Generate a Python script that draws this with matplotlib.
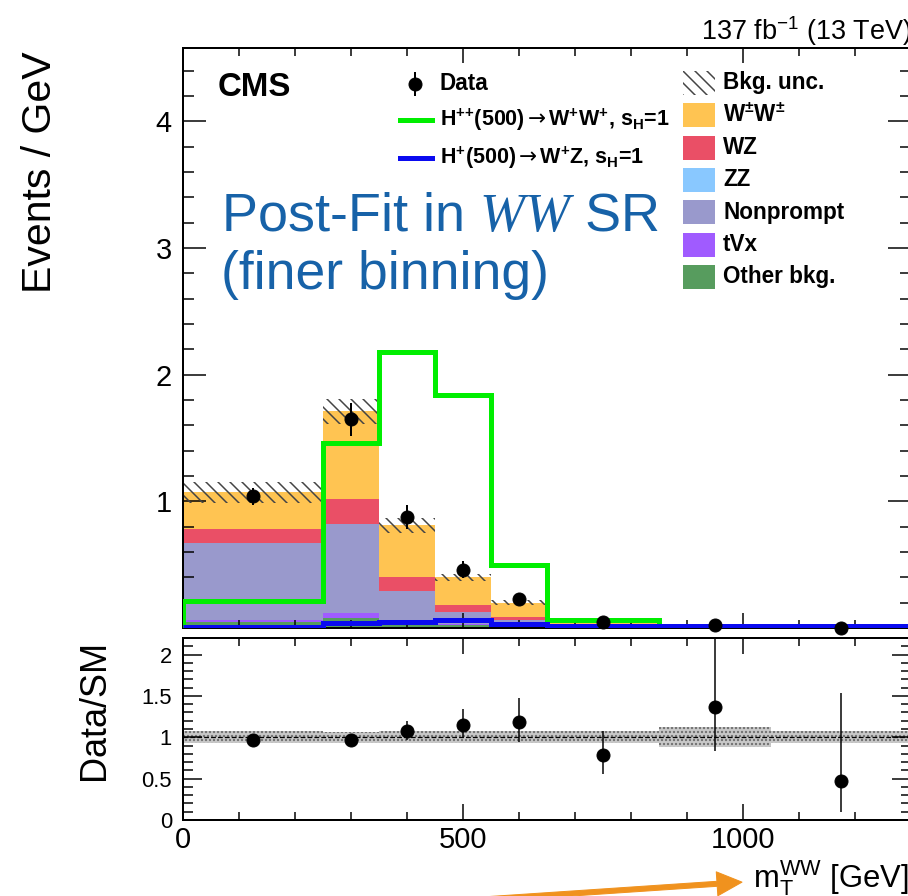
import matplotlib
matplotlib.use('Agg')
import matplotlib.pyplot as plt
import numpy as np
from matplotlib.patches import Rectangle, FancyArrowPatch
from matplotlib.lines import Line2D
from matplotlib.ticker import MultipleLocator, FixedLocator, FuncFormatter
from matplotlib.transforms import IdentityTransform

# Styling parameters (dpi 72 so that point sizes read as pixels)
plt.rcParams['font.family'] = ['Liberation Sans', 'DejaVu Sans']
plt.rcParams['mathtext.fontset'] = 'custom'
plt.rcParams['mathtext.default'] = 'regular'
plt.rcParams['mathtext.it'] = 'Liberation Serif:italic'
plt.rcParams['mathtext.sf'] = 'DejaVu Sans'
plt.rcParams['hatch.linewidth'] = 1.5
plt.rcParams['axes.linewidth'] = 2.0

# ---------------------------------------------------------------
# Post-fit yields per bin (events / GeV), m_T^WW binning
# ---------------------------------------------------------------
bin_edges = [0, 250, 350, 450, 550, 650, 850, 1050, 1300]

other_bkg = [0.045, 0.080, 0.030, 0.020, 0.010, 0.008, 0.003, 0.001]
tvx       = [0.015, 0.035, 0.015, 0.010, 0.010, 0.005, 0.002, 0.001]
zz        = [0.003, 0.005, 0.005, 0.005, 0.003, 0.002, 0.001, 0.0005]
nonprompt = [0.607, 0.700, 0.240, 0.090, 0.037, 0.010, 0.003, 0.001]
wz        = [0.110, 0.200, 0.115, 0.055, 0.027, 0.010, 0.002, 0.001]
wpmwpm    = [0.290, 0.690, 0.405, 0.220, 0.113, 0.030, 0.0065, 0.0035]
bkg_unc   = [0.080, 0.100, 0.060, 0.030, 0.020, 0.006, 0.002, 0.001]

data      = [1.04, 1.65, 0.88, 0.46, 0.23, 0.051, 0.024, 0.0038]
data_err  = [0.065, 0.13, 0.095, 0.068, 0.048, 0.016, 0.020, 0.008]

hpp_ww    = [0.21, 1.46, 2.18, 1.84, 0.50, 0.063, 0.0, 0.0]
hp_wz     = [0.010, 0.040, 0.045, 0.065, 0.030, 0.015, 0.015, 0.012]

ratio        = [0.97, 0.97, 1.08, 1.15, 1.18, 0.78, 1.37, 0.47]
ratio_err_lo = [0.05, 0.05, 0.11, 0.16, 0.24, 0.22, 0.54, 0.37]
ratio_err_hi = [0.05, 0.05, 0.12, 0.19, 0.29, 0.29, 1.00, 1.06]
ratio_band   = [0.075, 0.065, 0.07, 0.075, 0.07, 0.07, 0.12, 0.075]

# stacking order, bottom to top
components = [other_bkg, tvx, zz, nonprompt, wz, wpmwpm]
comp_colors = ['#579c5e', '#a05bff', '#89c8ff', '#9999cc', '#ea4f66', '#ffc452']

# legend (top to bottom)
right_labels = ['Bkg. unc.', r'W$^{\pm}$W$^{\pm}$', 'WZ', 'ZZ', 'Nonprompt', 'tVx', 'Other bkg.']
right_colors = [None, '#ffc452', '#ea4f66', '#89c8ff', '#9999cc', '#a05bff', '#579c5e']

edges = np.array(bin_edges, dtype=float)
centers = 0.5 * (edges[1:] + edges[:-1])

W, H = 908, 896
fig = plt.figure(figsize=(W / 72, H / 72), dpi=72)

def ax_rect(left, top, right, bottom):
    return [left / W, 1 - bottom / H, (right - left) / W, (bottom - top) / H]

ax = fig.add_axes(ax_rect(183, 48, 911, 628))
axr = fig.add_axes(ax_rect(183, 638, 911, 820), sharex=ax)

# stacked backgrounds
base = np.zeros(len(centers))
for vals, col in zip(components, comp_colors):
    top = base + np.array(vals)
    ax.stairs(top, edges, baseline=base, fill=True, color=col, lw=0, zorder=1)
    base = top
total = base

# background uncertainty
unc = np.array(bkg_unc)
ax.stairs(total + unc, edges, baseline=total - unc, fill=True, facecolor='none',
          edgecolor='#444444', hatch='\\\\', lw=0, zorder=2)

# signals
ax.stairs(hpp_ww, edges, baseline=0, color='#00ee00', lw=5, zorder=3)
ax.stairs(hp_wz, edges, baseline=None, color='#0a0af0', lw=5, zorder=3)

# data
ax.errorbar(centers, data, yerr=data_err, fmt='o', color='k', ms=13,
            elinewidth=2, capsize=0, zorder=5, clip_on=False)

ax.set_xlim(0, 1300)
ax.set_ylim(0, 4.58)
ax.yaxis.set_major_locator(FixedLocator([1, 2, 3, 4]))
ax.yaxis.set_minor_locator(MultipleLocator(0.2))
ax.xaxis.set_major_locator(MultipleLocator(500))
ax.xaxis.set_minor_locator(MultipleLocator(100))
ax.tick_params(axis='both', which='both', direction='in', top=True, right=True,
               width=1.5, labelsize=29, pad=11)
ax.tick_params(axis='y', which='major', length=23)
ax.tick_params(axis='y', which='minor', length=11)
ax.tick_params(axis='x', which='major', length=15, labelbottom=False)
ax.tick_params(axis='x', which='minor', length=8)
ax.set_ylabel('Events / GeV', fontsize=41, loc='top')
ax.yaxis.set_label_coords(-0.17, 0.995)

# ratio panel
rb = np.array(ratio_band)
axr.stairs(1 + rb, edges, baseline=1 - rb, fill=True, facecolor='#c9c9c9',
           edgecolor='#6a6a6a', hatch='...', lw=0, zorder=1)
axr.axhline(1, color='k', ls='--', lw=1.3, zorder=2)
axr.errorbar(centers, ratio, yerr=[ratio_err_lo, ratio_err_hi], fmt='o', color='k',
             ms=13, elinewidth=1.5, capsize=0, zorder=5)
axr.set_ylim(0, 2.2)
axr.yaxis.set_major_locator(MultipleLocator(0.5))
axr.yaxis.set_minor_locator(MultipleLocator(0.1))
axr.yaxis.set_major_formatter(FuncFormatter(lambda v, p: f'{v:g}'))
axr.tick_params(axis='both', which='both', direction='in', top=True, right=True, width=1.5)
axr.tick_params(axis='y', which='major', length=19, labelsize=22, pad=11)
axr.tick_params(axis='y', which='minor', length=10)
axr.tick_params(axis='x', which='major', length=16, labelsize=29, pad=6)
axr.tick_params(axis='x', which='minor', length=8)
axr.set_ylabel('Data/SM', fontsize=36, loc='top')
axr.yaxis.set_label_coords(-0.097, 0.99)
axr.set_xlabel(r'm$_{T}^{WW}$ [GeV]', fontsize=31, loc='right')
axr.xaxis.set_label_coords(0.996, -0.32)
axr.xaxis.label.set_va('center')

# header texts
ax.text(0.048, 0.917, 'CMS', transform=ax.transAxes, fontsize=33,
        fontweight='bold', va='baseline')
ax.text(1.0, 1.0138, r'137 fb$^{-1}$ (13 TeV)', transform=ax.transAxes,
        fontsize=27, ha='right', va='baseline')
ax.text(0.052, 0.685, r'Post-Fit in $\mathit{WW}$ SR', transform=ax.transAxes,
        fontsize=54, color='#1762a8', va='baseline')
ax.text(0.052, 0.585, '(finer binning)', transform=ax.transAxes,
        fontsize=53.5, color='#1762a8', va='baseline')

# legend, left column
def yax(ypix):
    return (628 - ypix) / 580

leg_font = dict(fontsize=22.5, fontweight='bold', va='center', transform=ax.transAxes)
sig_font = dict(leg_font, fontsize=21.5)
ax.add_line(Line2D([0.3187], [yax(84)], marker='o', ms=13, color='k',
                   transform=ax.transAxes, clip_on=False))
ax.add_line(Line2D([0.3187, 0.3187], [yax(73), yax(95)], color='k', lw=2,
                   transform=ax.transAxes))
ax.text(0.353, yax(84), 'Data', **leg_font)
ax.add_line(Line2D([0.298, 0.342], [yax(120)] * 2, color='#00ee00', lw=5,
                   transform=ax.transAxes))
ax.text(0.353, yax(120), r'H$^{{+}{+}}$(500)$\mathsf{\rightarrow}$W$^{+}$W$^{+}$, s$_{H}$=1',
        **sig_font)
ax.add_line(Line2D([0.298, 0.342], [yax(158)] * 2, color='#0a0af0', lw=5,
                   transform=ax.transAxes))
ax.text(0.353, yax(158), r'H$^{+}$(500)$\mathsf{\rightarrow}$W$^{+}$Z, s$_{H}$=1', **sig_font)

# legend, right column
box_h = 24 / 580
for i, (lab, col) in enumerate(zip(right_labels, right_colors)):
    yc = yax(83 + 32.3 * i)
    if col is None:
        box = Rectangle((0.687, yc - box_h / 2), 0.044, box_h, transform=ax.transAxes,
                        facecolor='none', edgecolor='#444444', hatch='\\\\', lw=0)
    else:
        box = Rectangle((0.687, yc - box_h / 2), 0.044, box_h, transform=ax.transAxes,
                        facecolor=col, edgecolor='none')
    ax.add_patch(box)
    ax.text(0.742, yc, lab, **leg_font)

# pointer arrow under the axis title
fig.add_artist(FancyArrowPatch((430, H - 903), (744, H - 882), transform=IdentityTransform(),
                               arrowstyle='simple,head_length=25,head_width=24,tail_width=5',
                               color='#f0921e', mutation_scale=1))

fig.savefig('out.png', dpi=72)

══════════

| Set problem |
From the listing, copy every line where the string "that" appears.

| Answer to the exercise |
Generate a Python script that draws this with matplotlib.
# Styling parameters (dpi 72 so that point sizes read as pixels)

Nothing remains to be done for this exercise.